Six years on, project still a non-starter
PATNA: Ahead of the 2015 assembly elections, one of the important components of the Rs 1,25,000-crore special package for Bihar announced by Prime Minister Narendra Modi was to set up a central university near the ancient seat of learning at Vikramshila in Bhagalpur district.
Six years on, even the land for the proposed university is not there.
Bihar’s glorious history in the sphere of education is marked by two great institutions — ancient universities of Nalanda and Vikramshila – which flourished before the establishment of Oxford and Cambridge universities in the United Kingdom.
Though the revival of Nalanda university has seen progress and the campus is being developed close to the ancient site, the remains of Vikramshila located near Antichak village in the Kahalgaon subdivision of Bhagalpur remain neglected for decades.
The state just has to provide land for the central university, while the entire responsibility of infrastructure development and academic activities rests with the Centre.
Bihar already has two central universities – Central University of South Bihar (CUSB) in Gaya and Mahatma Gandhi Central University in Motihari.
While Centre arranged land for CUSB from the defence ministry and the campus is now buzzing, the Motihari Central University is still awaiting its campus over five years after its inception and is functioning from a makeshift campus.

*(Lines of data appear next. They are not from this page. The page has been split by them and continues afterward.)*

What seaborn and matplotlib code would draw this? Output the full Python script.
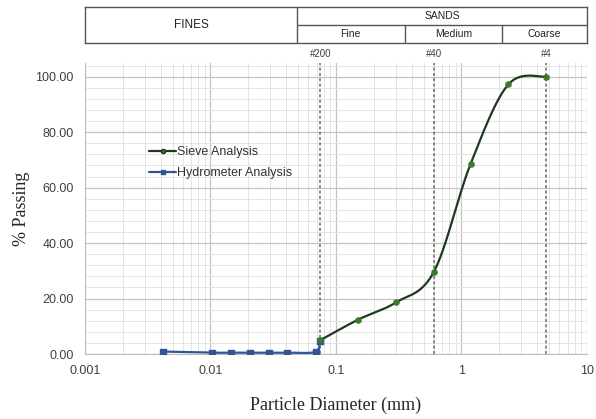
import numpy as np
import pandas as pd
import matplotlib
matplotlib.use("Agg")
import matplotlib.pyplot as plt
from matplotlib.lines import Line2D
import seaborn as sns

# sieve analysis
sieve_size = [0.075, 0.15, 0.30, 0.60, 1.18, 2.36, 4.75]
sieve_pass = [5.0, 12.4, 18.6, 29.5, 68.5, 97.2, 100.0]

# hydrometer analysis
hydro_size = [0.0042, 0.0103, 0.0147, 0.0205, 0.029, 0.041, 0.069, 0.074]
hydro_pass = [0.9, 0.5, 0.5, 0.5, 0.5, 0.5, 0.8, 4.8]

# sieve lines
sieve_lines = [0.075, 0.60, 4.75]
sieve_names = ["#200", "#40", "#4"]

green_line = "#1e3a1e"
green_mark = "#3a7a2a"
blue = "#2f5597"


def smooth(xs, ys, n=30):
    # excel-like smoothed line (catmull-rom in log x)
    lx = np.log10(xs)
    pts = np.column_stack([lx, ys])
    pts = np.vstack([pts[0], pts, pts[-1]])
    out = []
    for i in range(1, len(pts) - 2):
        p0, p1, p2, p3 = pts[i - 1], pts[i], pts[i + 1], pts[i + 2]
        c1 = p1 + (p2 - p0) / 6
        c2 = p2 - (p3 - p1) / 6
        t = np.linspace(0, 1, n)[:, None]
        b = (1 - t) ** 3 * p1 + 3 * (1 - t) ** 2 * t * c1 + 3 * (1 - t) * t ** 2 * c2 + t ** 3 * p2
        out.append(b)
    out = np.vstack(out)
    return pd.DataFrame({"size": 10 ** out[:, 0], "pass": out[:, 1]})


sns.set_style("white")
fig = plt.figure(figsize=(5.96, 4.19), dpi=100)
ax = fig.add_axes([0.1426, 0.155, 0.8423, 0.695])

ax.set_xscale("log")
ax.set_xlim(0.001, 10)
ax.set_ylim(0, 105)
ax.set_yticks(np.arange(0, 101, 20))
ax.set_yticks(np.arange(0, 105, 4), minor=True)
ax.set_yticklabels([f"{v:.2f}" for v in np.arange(0, 101, 20)])
ax.set_xticks([0.001, 0.01, 0.1, 1, 10])
ax.set_xticklabels(["0.001", "0.01", "0.1", "1", "10"])
ax.grid(True, which="major", color="#c4c4c4", lw=0.9)
ax.grid(True, which="minor", color="#e4e4e4", lw=0.7)
ax.set_axisbelow(True)
for s in ["top", "right"]:
    ax.spines[s].set_visible(False)
for s in ["left", "bottom"]:
    ax.spines[s].set_color("#bdbdbd")
ax.tick_params(axis="y", which="both", length=0, labelsize=9, colors="#404040", pad=8)
ax.tick_params(axis="x", which="both", length=0, labelsize=9, colors="#404040", pad=8)
for lab in ax.get_xticklabels() + ax.get_yticklabels():
    lab.set_family("Liberation Sans")

for xv, nm in zip(sieve_lines, sieve_names):
    ax.axvline(xv, color="#6a6a6a", ls=(0, (2, 1.5)), lw=1.1, zorder=2)
    ax.text(xv, 106.5, nm, ha="center", va="bottom", fontsize=7, color="#404040",
            family="Liberation Sans", clip_on=False)

hs = smooth(hydro_size, hydro_pass)
sns.lineplot(data=hs, x="size", y="pass", sort=False, color=blue, lw=1.6, ax=ax, zorder=3)
ax.scatter(hydro_size, hydro_pass, s=14, marker="s", color=blue, zorder=4)

ss = smooth(sieve_size, sieve_pass)
sns.lineplot(data=ss, x="size", y="pass", sort=False, color=green_line, lw=1.6, ax=ax, zorder=5)
ax.scatter(sieve_size, sieve_pass, s=14, color=green_mark, zorder=6)

ax.set_xlabel("Particle Diameter (mm)", family="Liberation Serif", fontsize=13, labelpad=14)
ax.set_ylabel("% Passing", family="Liberation Serif", fontsize=13, labelpad=4)

handles = [Line2D([], [], color=green_line, marker="o", ms=3, mfc=green_mark, lw=1.6),
           Line2D([], [], color=blue, marker="s", ms=3, lw=1.6)]
leg = ax.legend(handles, ["Sieve Analysis", "Hydrometer Analysis"], loc="upper left",
                bbox_to_anchor=(0.105, 0.753), frameon=False, handlelength=2.2,
                handletextpad=0.05, labelspacing=0.75, prop={"family": "Liberation Sans", "size": 9})
for t in leg.get_texts():
    t.set_color("#333333")

# header table
hx = fig.add_axes([0.1426, 1 - 43 / 419, 0.8423, 36 / 419])
hx.set_xlim(0, 1)
hx.set_ylim(0, 1)
hx.set_xticks([])
hx.set_yticks([])
for s in hx.spines.values():
    s.set_color("#555555")
    s.set_linewidth(1.0)
b1, b2, b3 = 0.422, 0.637, 0.831
hx.plot([b1, b1], [0, 1], color="#555555", lw=1.0)
hx.plot([b1, 1], [0.5, 0.5], color="#555555", lw=1.0)
hx.plot([b2, b2], [0, 0.5], color="#555555", lw=1.0)
hx.plot([b3, b3], [0, 0.5], color="#555555", lw=1.0)
hfont = dict(family="Liberation Sans", color="#222222", ha="center", va="center")
hx.text(b1 / 2, 0.5, "FINES", fontsize=8.5, **hfont)
hx.text((b1 + 1) / 2, 0.75, "SANDS", fontsize=7.5, **hfont)
hx.text((b1 + b2) / 2, 0.25, "Fine", fontsize=7.5, **hfont)
hx.text((b2 + b3) / 2, 0.25, "Medium", fontsize=7.5, **hfont)
hx.text((b3 + 1) / 2, 0.25, "Coarse", fontsize=7.5, **hfont)

fig.savefig("out.png", dpi=100)
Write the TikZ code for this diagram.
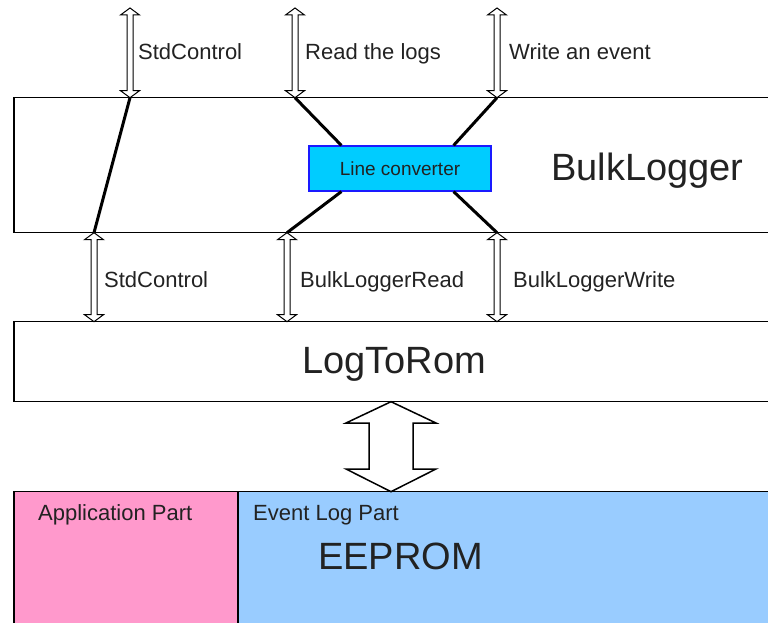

The Vikramshila issue was also raised in the Bihar Legislative Assembly in 2017 itself through a call attention motion by former Speaker and senior Congress leader Sadanand Singh and the Bihar government made a statement that the Bhagalpur district magistrate had been asked to identify three different plots of land so that the Central team could visit for site selection.
However, a central panel could visit the site for the proposed Vikramshila Central University only this year, in March, and has submitted its interim report. The team was headed by the then CUSB vice-chancellor HCS Rathore and also comprised Central Public works Department (CPWD) and representatives of the Bihar government.
“We have given a positive interim report pertaining to suitability of land shown to us to the ministry of human resource development. The 282acre plot identified by the Bihar government should be sufficient, but land acquisition has to be completed. It is four kilometres from the ancient site. Now the decision has to be taken at the higher level,” Rathore said.
Bhagalpur district magistrate Subrat Kumar Sen said the report regarding the land in the Kahalgaon circle has been sent to the ministry by the committee. “Once the ministry gives its nod and we get the money for acquisition, we will start the process,” he said.
On November 20, 2015, the HRD ministry had requested the state government to provide two or three locations of 500 acres land, of which one suitable site (free or cost and free from all encumbrances) would be selected for the proposed university. However, the state government proposed to reduce the land area requirement to 200 acres, stating that most of the land in the state is agricultural and there is shortage of land area.
Accordingly, it was decided that the state government may provide 200 acres to begin with and acquire another 300 acres for further expansion. Later, in 2018, three sites at Parshuramchak, Antichak and Kisandaspur were identified.